I read Arwa Mahdawi’s recent Guardian column ‘Is buying a ‘smart nappy’ really such a clever idea?‘ with interest. It is hard to believe that the best efforts to improve disposable nappies have resulted in the direction taken by the Pampers Lumi. Here’s why baby pottying is a better idea.
As an active advocate of greener parenting, we should be developing and exploiting technology to increase the bio-compostability of disposable nappies. But there are deeper problems with the Pampers Lumi, this so-called “smart” nappy that go way beyond the environmentally problematic ones or even the multitude of reasons we might not want big corporations accessing our personal data: rather than increasing our connection to our babies, adding in this technology only serves to separate and undermine parents ability to respond to basic human needs.
For parents with differently-abled children that cannot communicate their needs, we can, of course, understand how such a tool could be of benefit in challenging circumstances. But this isn’t a product that is being marketed as a solution for this purpose, it is presented as a mass-market solution.
Humans are innately programmed to want to be clean and dry, and like many of their other basic needs, they expect their parents to respond to this. It may surprise readers to learn that many parents around the world do not use nappies to meet this basic need. In fact, not using a nappy, at least some of the time, is a perfectly sensible response to the basic human need for cleanliness and is something that parents have done for centuries.
Not using nappies may at first sound like an extreme idea, but suspend judgement for just a few minutes and the overwhelming common sense logic of this is undeniable.
The reason so many parents struggle with potty training later down the line is that they have, until that point, taught their child to use a nappy. To give up nappies in toddlerhood expects them to change the habit of a lifetime at a time when they are at their most sensitive and resistant to life change. Compare this to a child who from birth has used nappies and also used a potty, at least some of the time, and the learning curve looks very different.
But parents who choose to potty their baby are not only teaching their child that they are meeting their basic needs, they are teaching them the skills necessary for later independence from nappies in a child-led, gradual way.
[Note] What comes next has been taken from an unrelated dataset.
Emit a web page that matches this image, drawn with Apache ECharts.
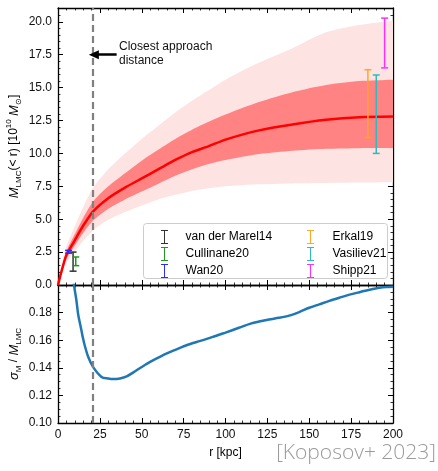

Within this process, there is space for the parent-baby relationship to blossom as babies learn that the whole range of their non-verbal communication is understood and responded to. We learn as parents to recognise other cues such as hunger, tiredness, complaints about the temperature, it’s no different to recognise when our babies need to go potty and use this knowledge to save nappies.
Considering that within the first two years of life, the average UK baby will use over 5,000 nappies choosing the potty instead is not only better for babies but better for our planet. The only downside of baby pottying is to the nappy companies who profit from parents dependence on their products.